OSWALD DE ANDRADE MOSTRA SUA FÚRIA ICONOCLASTA


Publicado na Folha de S.Pauulo, sábado, 27 de abril de 1991


Nelson Ascher
Da equipe de articulistas

O Brasil é um país católico. Zombar da Igreja ou criticá-la abertamente não pega bem. Pega mal, aliás, desde que a Santa Madre fez sua "opção preferencial pelos pobres", até mesmo (ou principalmente) na esquerda. Quem tentasse explicar o porquê disso a anarquistas catalães ou italianos teria sérias dificuldades. A obra máxima da língua portuguesa. "Os Lusíadas", foi severamente filtrada e corrigida pela Inquisição. Nas mãos da mesma, um dos primeiros poetas a escreverem no país, o cristão-novo Bento Teixeira, quase virou torresmo pelo menos duas vezes.

Não deixa de ser surpreendente quão comportada e deferente (ou, se tanto, indiferente) tem sido a literatura nacional quando trata da Igreja Católica. Nesse aspecto, seu melhor símbolo é o modernismo carola de Mario de Andrade, cuja iconoclastia nunca chegava à sacristia. Afortunadamente, há uma contracorrente que principia, em grande estilo, com Gregório de Matos que, por não dar muita paz às confrarias de frades e freiras, carrega até hoje o estigma de maldito.

Os ataques mais contundentes à Igreja vêm, com frequência, não tanto de ateus, agnósticos ou seguidores de outra fé, quanto de ex-católicos desencantados. Oswald de Andrade havia sido profundamente religioso na juventude, de modo que, ao abandonar o catolicismo, tornou-se o mais virulento anticlericalista das letras brasileiras. Essa posição aparece em vários momentos de sua obra, notavelmente no prefácio definitivo ao "Serafim Ponte Grande". Agora enfim foi publicado, no volume "O Santeiro do Mangue e Outros Poemas", seu longo poema dramático inédito, onde o anticlericalismo atinge a causticidade absoluta.

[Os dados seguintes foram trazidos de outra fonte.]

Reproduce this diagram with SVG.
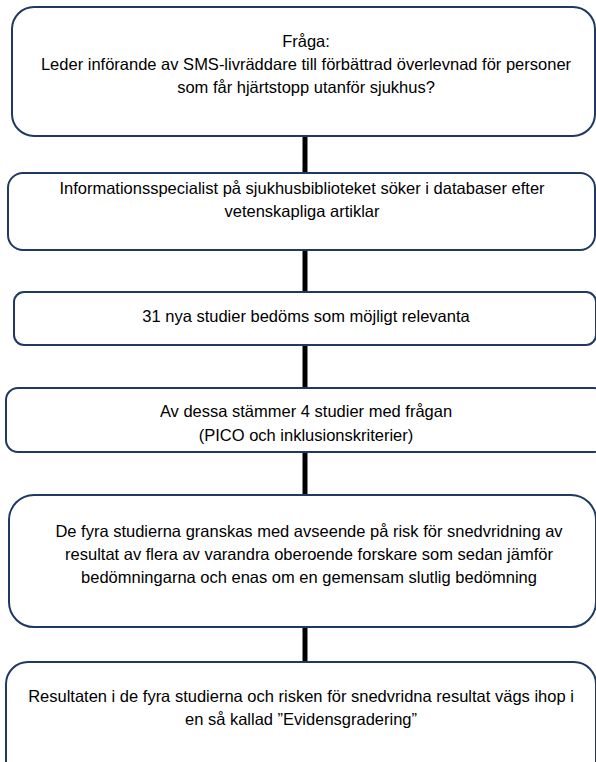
<svg xmlns="http://www.w3.org/2000/svg" width="596" height="762" viewBox="0 0 596 762">
<style>
.box{fill:#ffffff;stroke:#1f3864;stroke-width:2}
.t{font-family:"Liberation Sans",Arial,sans-serif;font-size:16.5px;fill:#000;text-anchor:middle}
.c{stroke:#000;stroke-width:5;fill:none}
</style>
<rect width="596" height="762" fill="#ffffff"/>
<g id="connectors">
<line class="c" x1="305" y1="136" x2="305" y2="174"/>
<line class="c" x1="305" y1="250" x2="305" y2="293"/>
<line class="c" x1="305" y1="345" x2="305" y2="389"/>
<line class="c" x1="305" y1="452" x2="305" y2="496"/>
<line class="c" x1="305" y1="627" x2="305" y2="663"/>
</g>
<g id="n1">
<rect class="box" x="12" y="7" width="583" height="129" rx="22"/>
<text class="t" x="306" y="47">Fråga:</text>
<text class="t" x="306" y="70">Leder införande av SMS-livräddare till förbättrad överlevnad för personer</text>
<text class="t" x="306" y="93">som får hjärtstopp utanför sjukhus?</text>
</g>
<g id="n2">
<rect class="box" x="8" y="173" width="587" height="77" rx="15"/>
<text class="t" x="302" y="194">Informationsspecialist på sjukhusbiblioteket söker i databaser efter</text>
<text class="t" x="302" y="217">vetenskapliga artiklar</text>
</g>
<g id="n3">
<rect class="box" x="14" y="292" width="582" height="53" rx="10"/>
<text class="t" x="306" y="322">31 nya studier bedöms som möjligt relevanta</text>
</g>
<g id="n4">
<rect class="box" x="6" y="388" width="600" height="64" rx="12"/>
<text class="t" x="306" y="417">Av dessa stämmer 4 studier med frågan</text>
<text class="t" x="306" y="441">(PICO och inklusionskriterier)</text>
</g>
<g id="n5">
<rect class="box" x="9" y="495" width="587" height="132" rx="25"/>
<text class="t" x="309" y="537">De fyra studierna granskas med avseende på risk för snedvridning av</text>
<text class="t" x="309" y="560">resultat av flera av varandra oberoende forskare som sedan jämför</text>
<text class="t" x="309" y="583">bedömningarna och enas om en gemensam slutlig bedömning</text>
</g>
<g id="n6">
<rect class="box" x="6" y="662" width="590" height="130" rx="22"/>
<text class="t" x="301" y="702">Resultaten i de fyra studierna och risken för snedvridna resultat vägs ihop i</text>
<text class="t" x="301" y="725">en så kallad ”Evidensgradering”</text>
</g>
</svg>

O poema se desenrola no Mangue, a antiga zona de prostituição do Rio de Janeiro e sua principal personagem é a jovem meretriz Eduléia. A obra mistura mistério medieval e interlúdio renascentista com uma "Walpurgis Nacht" goetheana. Mais do que a estrutura dramática - que mereceria ser testada no palco -, seu forte é a linguagem. Esta, de tão intensa e contida, exata e delirante, redime o poema do que ele tem de menos palatável, a camisa-de-força de sua demagogia marxista. Quando, perto do final, depois do coro que repete "Hosana/Banana", "Jesus das Comidas ergue o camisolão e urina sobre o soluço do Mangue", pode-se constatar facilmente que Luis Buñuel achou seu compadre brasileiro e que "O Estranho Caminho de Santiago" leva, no Brasil, não a Compostela, mas ao Mangue.

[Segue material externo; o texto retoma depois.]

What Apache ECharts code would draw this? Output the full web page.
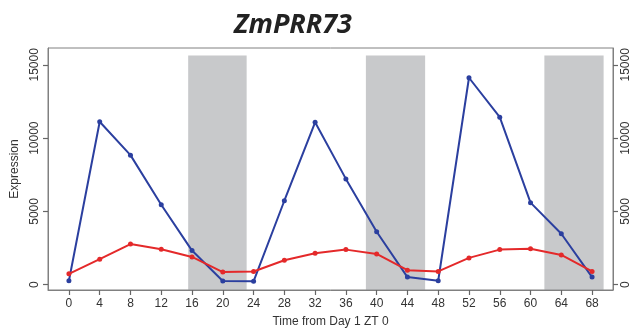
<!DOCTYPE html>
<html>
<head>
<meta charset="utf-8">
<script src="https://cdn.jsdelivr.net/npm/echarts@6/dist/echarts.min.js"></script>
<style>
  html, body { margin: 0; padding: 0; background: #fff; }
  #chart { width: 633px; height: 333px; }
</style>
</head>
<body>
<div id="chart"></div>
<script>
// Sampling times (hours from Day 1, ZT 0)
const times = [0, 4, 8, 12, 16, 20, 24, 28, 32, 36, 40, 44, 48, 52, 56, 60, 64, 68];
// Expression of the two series
const blueValues = [270, 11120, 8840, 5460, 2330, 250, 230, 5730, 11080, 7220, 3610, 520, 270, 14120, 11430, 5600, 3480, 520];
const redValues = [745, 1740, 2775, 2415, 1895, 860, 905, 1670, 2145, 2395, 2100, 995, 905, 1830, 2395, 2460, 2030, 905];
// Dark periods (start, end in hours)
const nightStarts = [15.5, 38.6, 61.8];
const nightEnds = [23.1, 46.3, 69.5];
const nightTop = 15630;
// Tick labels
const xTicks = [0, 4, 8, 12, 16, 20, 24, 28, 32, 36, 40, 44, 48, 52, 56, 60, 64, 68];
const yTicks = [0, 5000, 10000, 15000];

const FONT = '"Liberation Sans", Arial, sans-serif';
const AXIS_GRAY = '#808080';
const TICK_COLOR = '#666';
const TEXT = '#333';
const plain = (v) => String(v);

const pairs = (vals) => times.map((t, i) => [t, vals[i]]);

function yAxisDef(position) {
  return {
    type: 'value',
    position: position,
    min: -360,
    max: 16150,
    splitLine: { show: false },
    axisLine: { show: true, onZero: false, lineStyle: { color: AXIS_GRAY, width: 1 } },
    axisTick: { show: true, length: 5, lineStyle: { color: TICK_COLOR, width: 1.2 }, customValues: yTicks },
    axisLabel: {
      rotate: 90, margin: 7, fontSize: 12, color: TEXT, fontFamily: FONT,
      customValues: yTicks, formatter: plain
    }
  };
}

const leftAxis = yAxisDef('left');
leftAxis.name = 'Expression';
leftAxis.nameLocation = 'middle';
leftAxis.nameGap = 27;
leftAxis.nameTextStyle = { fontSize: 12, color: TEXT, fontFamily: FONT };

const chart = echarts.init(document.getElementById('chart'));
chart.setOption({
  animation: false,
  title: {
    text: 'ZmPRR73',
    left: 229,
    top: 7,
    textStyle: {
      fontFamily: '"Open Sans", sans-serif',
      fontStyle: 'italic',
      fontWeight: 'bold',
      fontSize: 27,
      color: '#222'
    }
  },
  grid: {
    left: 48, right: 20, top: 48, bottom: 41,
    show: true, borderColor: AXIS_GRAY, borderWidth: 1, backgroundColor: 'transparent'
  },
  xAxis: {
    type: 'value',
    min: -2.72,
    max: 70.72,
    name: 'Time from Day 1 ZT 0',
    nameLocation: 'middle',
    nameGap: 26,
    nameTextStyle: { fontSize: 12, color: TEXT, fontFamily: FONT },
    splitLine: { show: false },
    axisLine: { show: true, onZero: false, lineStyle: { color: AXIS_GRAY, width: 1 } },
    axisTick: { show: true, length: 5, lineStyle: { color: TICK_COLOR, width: 1.2 }, customValues: xTicks },
    axisLabel: { margin: 8, fontSize: 12, color: TEXT, fontFamily: FONT, customValues: xTicks, formatter: plain }
  },
  yAxis: [leftAxis, yAxisDef('right')],
  series: [
    {
      type: 'line',
      data: pairs(blueValues),
      symbol: 'circle',
      symbolSize: 5,
      lineStyle: { color: '#2b3f9f', width: 2 },
      itemStyle: { color: '#2b3f9f' },
      z: 2
    },
    {
      type: 'line',
      data: pairs(redValues),
      symbol: 'circle',
      symbolSize: 5,
      lineStyle: { color: '#e4292a', width: 2 },
      itemStyle: { color: '#e4292a' },
      z: 3
    },
    {
      // translucent shading of the dark periods, laid over the curves
      type: 'line',
      data: [],
      z: 10,
      silent: true,
      markArea: {
        silent: true,
        itemStyle: { color: 'rgba(150,152,156,0.52)' },
        data: nightStarts.map((s, i) => [
          { coord: [s, -360] },
          { coord: [nightEnds[i], nightTop] }
        ])
      }
    }
  ]
});
</script>
</body>
</html>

"O Santeiro do Mangue" foi iniciado nos anos 30 e alcançou sua forma atual em 50, quatro anos antes da morte do autor. É cronologicamente sua última obra importante. O volume estampa também o "Cântico para Flauta e Violão", "O Escaravelho de Ouro" e "Poemas Menores", coletados anteriormente nas "Poesias Reunidas" de Oswald, "Canto do Pracinha Só" (mau poema sobre o Brasil na Guerra, mas não pior do que Drummond guerreiro em "A Rosa do Povo") e "Anotações Poéticas" são outros inéditos (em livro) sem maior importância.

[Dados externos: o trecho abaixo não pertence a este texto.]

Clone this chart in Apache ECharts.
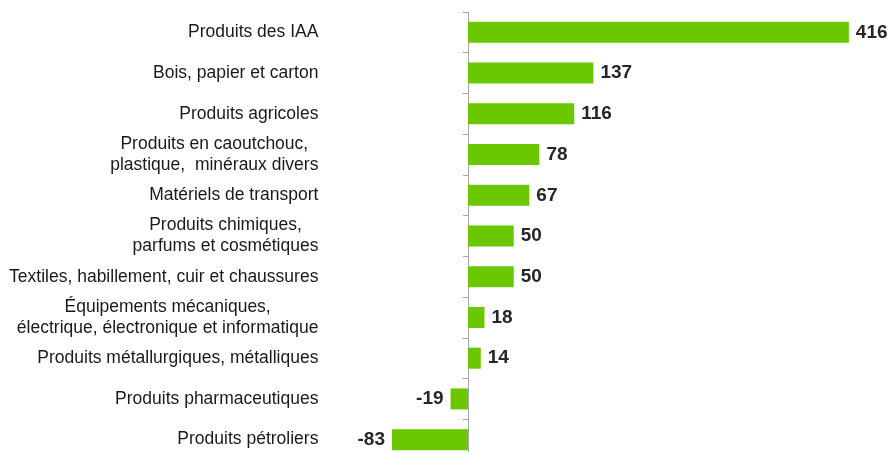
<!DOCTYPE html>
<html><head><meta charset="utf-8">
<script src="https://cdn.jsdelivr.net/npm/echarts@6/dist/echarts.min.js"></script>
<style>html,body{margin:0;padding:0;background:#fff}#c{width:890px;height:452px}</style>
</head><body><div id="c"></div>
<script>
const categories = [
  "Produits des IAA",
  "Bois, papier et carton",
  "Produits agricoles",
  "Produits en caoutchouc,\nplastique,  minéraux divers",
  "Matériels de transport",
  "Produits chimiques,\nparfums et cosmétiques",
  "Textiles, habillement, cuir et chaussures",
  "Équipements mécaniques,\nélectrique, électronique et informatique",
  "Produits métallurgiques, métalliques",
  "Produits pharmaceutiques",
  "Produits pétroliers"
];
const values = [416, 137, 116, 78, 67, 50, 50, 18, 14, -19, -83];

const chart = echarts.init(document.getElementById('c'));
chart.setOption({
  animation: false,
  grid: { left: 376.4, right: 10, top: 12, bottom: -8, containLabel: false, outerBoundsMode: 'none' },
  xAxis: { type: 'value', min: -100, max: 450, show: false, splitLine: { show: false } },
  yAxis: {
    type: 'category', data: categories, inverse: true,
    axisLine: { onZero: true, lineStyle: { color: '#a6a6a6', width: 1 } },
    axisTick: { show: true, length: 5, inside: false, lineStyle: { color: '#a6a6a6' } },
    axisLabel: {
      margin: 58, align: 'right', color: '#1a1a1a',
      fontFamily: 'Liberation Sans, Arial, sans-serif', fontSize: 17.5, lineHeight: 21,
      formatter: function (v) { return v.split('\n').map(function (s) { return '{c|' + s + '}'; }).join('\n'); },
      rich: { c: { align: 'center', fontSize: 17.5, lineHeight: 21, color: '#1a1a1a', fontFamily: 'Liberation Sans, Arial, sans-serif' } }
    }
  },
  series: [{
    type: 'bar', barWidth: 21,
    data: values.map(function (v) { return v < 0 ? { value: v, label: { position: 'left' } } : v; }),
    itemStyle: { color: '#6AC700' },
    label: {
      show: true, distance: 7, color: '#262626', fontWeight: 'bold', fontSize: 19,
      fontFamily: 'Liberation Sans, Arial, sans-serif',
      position: 'right'
    }
  }]
});
</script></body></html>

A publicação de "O Santeiro do Mangue" não muda radicalmente o lugar do poeta nas letras nacionais. Confirma, contudo, as teses daqueles que viam em Oswald não uma espécie de hippie anárquico (no mau sentido) da literatura e sim um inovador consciente de suas tarefas e recursos. Os textos críticos de Mário da Silva Brito, Francisco Alvim, Haroldo de Campos e Vera Maria Chalmers, incluídos no volume, abrem perspectivas para uma compreensão mais aprofundada dessa poesia.

Oswald parece ser fácil. Não é. É preciso saber que, por exemplo, na sua poesia "Pau-Brasil" uma espécie de epopéia residual sobre as origens míticas e históricas do Brasil, um "Canto Geral" que, ao contrário do de Neruda, deu certo. A estrutura deliberadamente complexa de seu "Mistério gozoso, em forma de Ópera" (subtítulo do poema) ajuda a decifrar as relações que há entre suas peças de teatro, seus romances de vanguarda e sua poesia, tornando, por sua vez, mais difíceis as restrições precipitadas ao seu conjunto.